*What needs to be done*
Begin at the first line of the data and copy each line through the one containing "anchor=north west, minimum", that line included, with no pictures.

*Information supplied*
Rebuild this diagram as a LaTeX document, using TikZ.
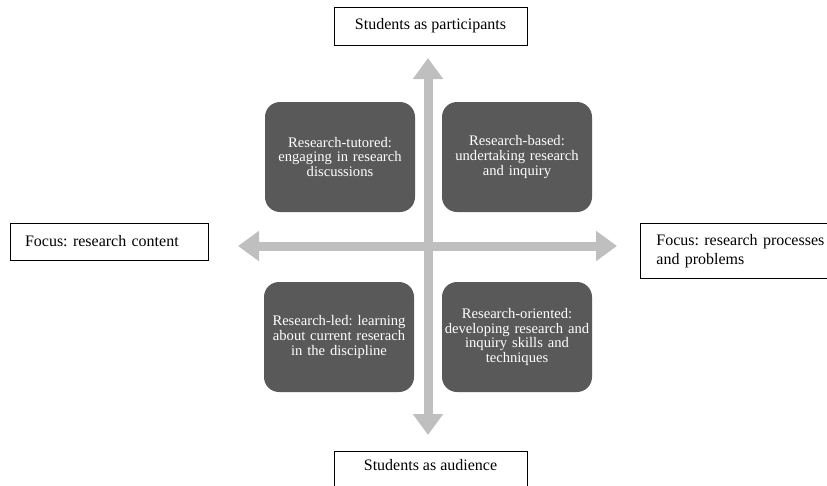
\documentclass[tikz,border=0pt]{standalone}
\usepackage{fontspec}
\setmainfont{Liberation Serif}
\usetikzlibrary{arrows.meta, positioning}
\frenchspacing

\begin{document}
\begin{tikzpicture}[x=1pt, y=-1pt,
      lbl/.style={draw=black, line width=0.8pt, fill=white, font=\fontsize{16}{19}\selectfont, inner sep=0pt},
      quad/.style={rectangle, rounded corners=15pt, fill=black!65, text=white, align=center, font=\fontsize{14.6}{14.8}\selectfont, minimum width=150pt, minimum height=110pt, text width=146pt, inner sep=0pt},
      axe/.style={draw=black!25, line width=9pt, {Triangle[width=29pt, length=21pt]}-{Triangle[width=29pt, length=21pt]}}]
      \path[use as bounding box] (0,0) rectangle (827,485);
      \clip (0,0) rectangle (827,485);

      % the two axes
      \coordinate (up) at (428,58);
      \coordinate (down) at (428,435);
      \coordinate (lt) at (238,246);
      \coordinate (rt) at (617,246);
      \draw[axe] (lt) -- (rt);
      \draw[axe] (down) -- (up);

      % axis labels
      \node[lbl, minimum width=193pt, minimum height=38pt] (part) at (430.5,26) {Students as participants};
      \node[lbl, anchor=north, minimum width=193pt, inner ysep=8pt, text height=11pt, text depth=30pt] (aud) at (430.5,451) {Students as audience};
      \node[lbl, minimum height=37pt, text width=168pt, inner xsep=15pt, align=left] (content) at (109,241.5) {Focus: research content};
      \node[lbl, anchor=north west, minimum height=55pt, text width=200pt, inner xsep=16pt, align=left] (process) at (640,223) {Focus: research processes\\and problems};

      % quadrants
      \node[quad] (tutored) at (340,157) {Research-tutored:\\engaging in research\\discussions};
      \node[quad] (based) at (517,157) {Research-based:\\undertaking research\\and inquiry};
      \node[quad] (led) at (339,337) {Research-led: learning\\about current reserach\\in the discipline};
      \node[quad] (oriented) at (517,337) {Research-oriented:\\developing research and\\inquiry skills and\\techniques};
\end{tikzpicture}
\end{document}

*Task output*
Rebuild this diagram as a LaTeX document, using TikZ.
\documentclass[tikz,border=0pt]{standalone}
\usepackage{fontspec}
\setmainfont{Liberation Serif}
\usetikzlibrary{arrows.meta, positioning}
\frenchspacing

\begin{document}
\begin{tikzpicture}[x=1pt, y=-1pt,
      lbl/.style={draw=black, line width=0.8pt, fill=white, font=\fontsize{16}{19}\selectfont, inner sep=0pt},
      quad/.style={rectangle, rounded corners=15pt, fill=black!65, text=white, align=center, font=\fontsize{14.6}{14.8}\selectfont, minimum width=150pt, minimum height=110pt, text width=146pt, inner sep=0pt},
      axe/.style={draw=black!25, line width=9pt, {Triangle[width=29pt, length=21pt]}-{Triangle[width=29pt, length=21pt]}}]
      \path[use as bounding box] (0,0) rectangle (827,485);
      \clip (0,0) rectangle (827,485);

      % the two axes
      \coordinate (up) at (428,58);
      \coordinate (down) at (428,435);
      \coordinate (lt) at (238,246);
      \coordinate (rt) at (617,246);
      \draw[axe] (lt) -- (rt);
      \draw[axe] (down) -- (up);

      % axis labels
      \node[lbl, minimum width=193pt, minimum height=38pt] (part) at (430.5,26) {Students as participants};
      \node[lbl, anchor=north, minimum width=193pt, inner ysep=8pt, text height=11pt, text depth=30pt] (aud) at (430.5,451) {Students as audience};
      \node[lbl, minimum height=37pt, text width=168pt, inner xsep=15pt, align=left] (content) at (109,241.5) {Focus: research content};
      \node[lbl, anchor=north west, minimum height=55pt, text width=200pt, inner xsep=16pt, align=left] (process) at (640,223) {Focus: research processes\\and problems};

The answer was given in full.